Each of the readings deal with enlarging the scale of previous research, or modifying them in some way, while using the now widely available GIS technologies. One of my favorite implementations of this was in the “Teaching the Salem Witch Trials” chapter by Benjamin C. Ray. As a proponent of digitizing sources, the fact that Ray’s plan for letting his students become the researchers “required creating a digital library” including “transcriptions…pamphlets and books” was so exciting![1] While it certainly made these items available for his student scholars, it also makes it more widely available to other, older researchers. He discusses previous iterations of geographic mapping in studying the Salem Witch Trials, but states that “generalizations and scale…leave out important details” and even notes that another map completely left out the girls who had been “afflicted” by the witches they accused.[2] This is a major lapse of data in my opinion; the included maps look far too simplified and doesn’t feel like they prove anything, let alone an argument. Additionally, these eight girls went on to influence other witch trials outside Salem, so any in-town weight they might have had should be noted.[3]

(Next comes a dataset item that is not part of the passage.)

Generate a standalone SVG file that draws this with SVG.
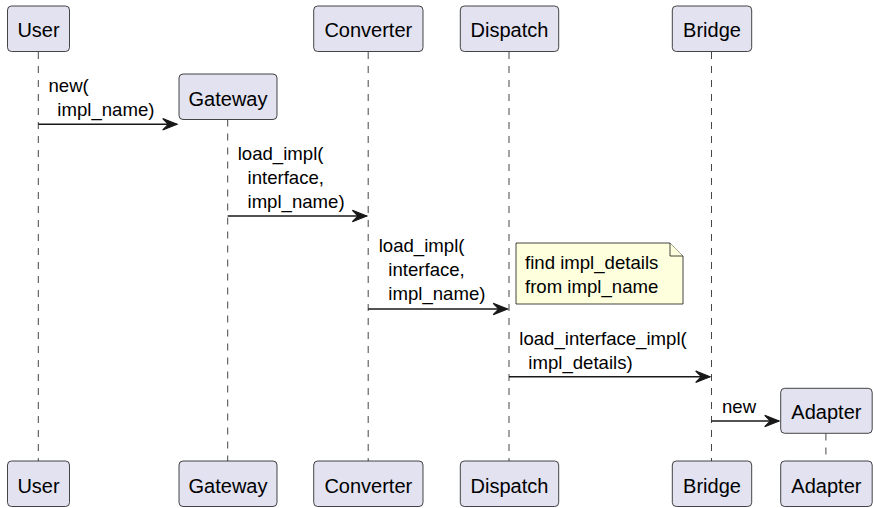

To avoid staying in Salem too long, Geoff Confer’s “Scaling the Dust Bowl” was another interesting look into using GIS, though this time on a massive scale. Previously, the narrative blamed farmers (whether they were willfully or ignorantly to blame), but this was based on a lack of wider knowledge and a particular work by Donald Worster, which only focused on two case studies.[4] When taking 208 counties into consideration though, as well as previous weather patterns that hadn’t been as well-recorded, a different picture developes with the help of GIS – unavailable to Worster at the time of his work.[5] Though with this broader view we lose the individual stories that historians often tell, it can still lead to a better understanding of these people and the time they were in; particularly that they weren’t just money-hungry land-killers.

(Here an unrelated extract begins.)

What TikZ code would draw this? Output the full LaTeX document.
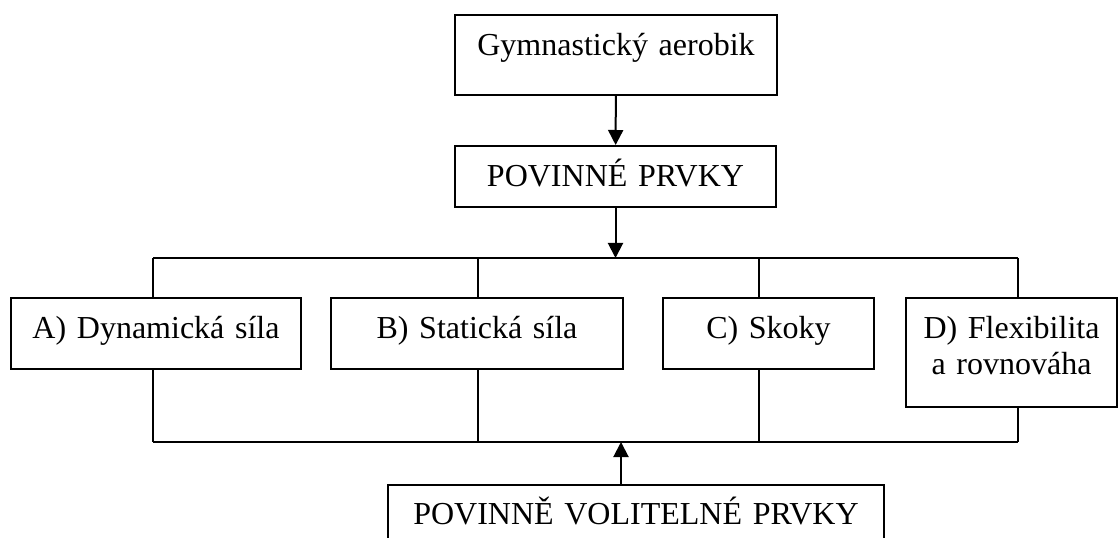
\documentclass[tikz,border=0pt]{standalone}
\usepackage{fontspec}
\setmainfont{Liberation Serif}
\usetikzlibrary{positioning}
\usetikzlibrary{arrows.meta}
\tikzset{box/.style={draw,line width=1.5pt,inner sep=0pt,anchor=north west,align=center,text height=30.75pt,text depth=22.5pt}}
\tikzset{conn/.style={line width=1.5pt}}
\tikzset{arr/.style={line width=1.5pt,-{Triangle[width=11.25pt,length=11.25pt]}}}

\begin{document}
\begin{tikzpicture}[x=0.75pt,y=-0.75pt,font=\fontsize{24}{27}\selectfont]
            \path[use as bounding box,clip] (0,0) rectangle (1118,538);

            \node (ga) [box,text width=241.5pt,text depth=29.25pt] at (454,14)   {Gymnastický aerobik};
            \node (pp) [box,text width=240.75pt,text depth=15pt]   at (454,145)  {POVINNÉ PRVKY};
            \node (a)  [box,text width=217.5pt]                    at (10,297)   {A) Dynamická síla};
            \node (b)  [box,text width=219pt]                      at (330,297)  {B) Statická síla};
            \node (c)  [box,text width=158.25pt]                   at (662,297)  {C) Skoky};
            \node (d)  [box,text width=158.25pt,text depth=51pt]   at (905,297)  {D) Flexibilita\\a rovnováha};
            \node (pvp) [box,text width=372pt,text height=29.25pt,text depth=45pt] at (387,484) {POVINNĚ VOLITELNÉ PRVKY};

            % upper and lower bus
            \coordinate (t1) at (153,258);
            \coordinate (t2) at (478,258);
            \coordinate (t3) at (759,258);
            \coordinate (t4) at (1018,258);
            \coordinate (b1) at (153,442);
            \coordinate (b2) at (478,442);
            \coordinate (b3) at (759,442);
            \coordinate (b4) at (1018,442);
            \coordinate (jn) at (621,442);

            \draw[arr] (ga) -- (pp);
            \draw[arr] (pp.south) -- (pp.south |- t1);
            \draw[conn] (t1) -- (t4);
            \draw[conn] (t1) -- (t1 |- a.north);
            \draw[conn] (t2) -- (t2 |- b.north);
            \draw[conn] (t3) -- (t3 |- c.north);
            \draw[conn] (t4) -- (t4 |- d.north);
            \draw[conn] (b1 |- a.south) -- (b1);
            \draw[conn] (b2 |- b.south) -- (b2);
            \draw[conn] (b3 |- c.south) -- (b3);
            \draw[conn] (b4 |- d.south) -- (b4);
            \draw[conn] (b1) -- (b4);
            \draw[arr] (jn |- pvp.north) -- (jn);
        \end{tikzpicture}
\end{document}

Confer’s use of GIS is a great application, effectively using it to clear people’s name to an extent. However, when we turn to “Bringing the Ghetto to the Jew,” another example of utilizing GIS technologies in a historical framework, I am less aligned with how they completed certain aspects of their study. Overall, the goal of viewing the streets as they were during the time of Jewish segregation to determine “what physical distance meant in the daily lives of Jews living in the city’s dispersed ghetto” is an amazing one.[6] This can show us how much or little non-Jewish citizens might have been exposed to the ghetto conditions, to Jewish people who would have been their neighbors just weeks before, or in Cole and Giordano’s words “interrogate the ‘bystander gaze’ in Budapest during the Holocaust.”[7] In execution though, while their transparency should be emulated, the use of census records from 1941 makes little sense from a methodological standpoint when considering the time period. Since the study takes place in 1944, though it may have been necessary to get “hard copy individual census returns” if not for using the already published 1941 records, this should have been a priority.[8] While three years is not often a big difference for population during normal periods, the years between 1941 to 1944 were incredibly fraught with regards to population in Europe. People were fleeing to or from countries during these years to escape persecution or simply get away from the fighting – a well-known example being the Frank family, who might have left Amsterdam if they had not decided to hide, one of many families that faced this choice. Without this exactness, or even the mention of, their study falls somewhat short, though of course can give a general overview of the situation.
I appreciate the mentions that this wide availability of GIS tools lead to new ends, but still requires interpretations. Geospatial technology and other digital history tools are not items meant to replace historians, but to instead supplement their already existing toolkit. It led Ray to “rethink assumptions about how to organize and use material in teaching and research,” while Cole and Giordano make sure to mention that “our analytical results must be interpreted with the eyes of the historian to avoid naïve explanations.”[9]  I’m glad to know we old schoolers are still needed sometimes!

[1] Benjamin Ray, “Teaching the Salem Witch Trials,” in Past Time, Past Place: GIS for History, ESRI Press, 2002, 20.
[2] Ray, “Teaching the Salem Witch Trials,” 24, 25.
[3] Ray, “Teaching the Salem Witch Trials,” 28.
[4] Geoff Confer, “Scaling the Dust Bowl,” in Placing History: How Maps, Spatial Data, and GIS are Changing Historical Scholarship, ESRI Press, 2008, 99.
[5] Confer, “Scaling the Dust Bowl,” 102.
[6] Tim Cole and Alberto Giordano, “Bringing the Ghetto to the Jew: Spatialities of Ghettoization in Budapest,” in Geographies of the Holocaust, Indiana University Press, 2014, 122.
[7] Cole and Giordano, “Bringing the Ghetto to the Jew: Spatialities of Ghettoization in Budapest,” 122.
[8] Cole and Giordano, “Bringing the Ghetto to the Jew: Spatialities of Ghettoization in Budapest,” 132.
[9] Ray, “Teaching the Salem Witch Trials,” 21; Cole and Giordano, “Bringing the Ghetto to the Jew: Spatialities of Ghettoization in Budapest,” 123.